We enter the restaurant, where no one seems to speak English, and the other patrons’ uniforms suggest that they are all local utility workers on their lunch break.  Every one of them was seated facing a television which seemed to be airing a local news program. And they were eating pasta with this gorgeous, homey-looking sauce. When my husband received the Ravioli with Bolognese that he had ordered, I quickly recognized it as the sauce that the locals were all eating on their pasta.  It looked and tasted delicious! Looking around, it seemed as if this lunch was as “everyday” to the locals as stopping at for a sandwich at Subway might be in the U.S.!  Imagine that!

When we returned to the U.S., I kept thinking about the bolognese sauce.  After comparing a number of recipes, I decided that this recipe seemed very close to what we had in Tuscany.
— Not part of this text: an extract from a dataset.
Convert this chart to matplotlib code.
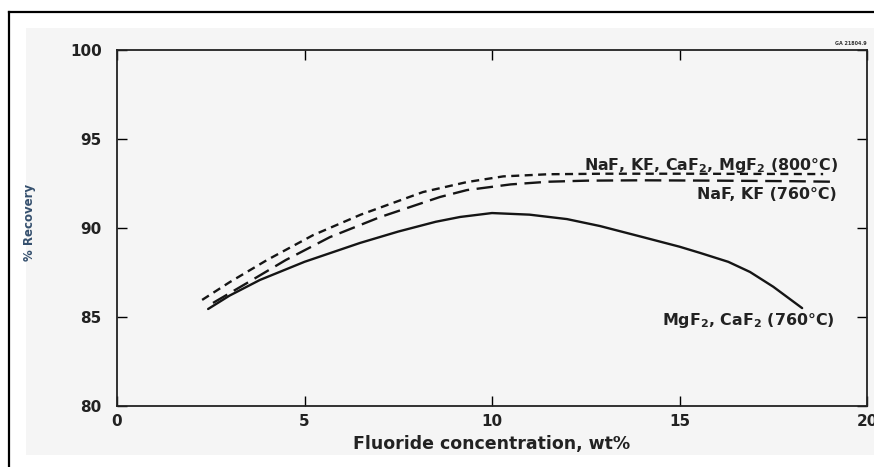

As I made this sauce, I remembered that on my last day in Tuscany, as I visited the string of stores in the village center to gather ingredients for dinner (butcher shop, produce shop, bakery, etc), I found myself making the loop directly behind the same woman, such that we both chuckled as I held the door for her at the last shop. That day, I saw each of the items she purchased, and I am now absolutely certain she was making bolognese sauce! It was so much fun to cook this Bolognese sauce in my kitchen and imagine that Italian woman doing the same in her kitchen so far way! I’ll never know her name, but I feel certain I’ll think of her each time I make this recipe!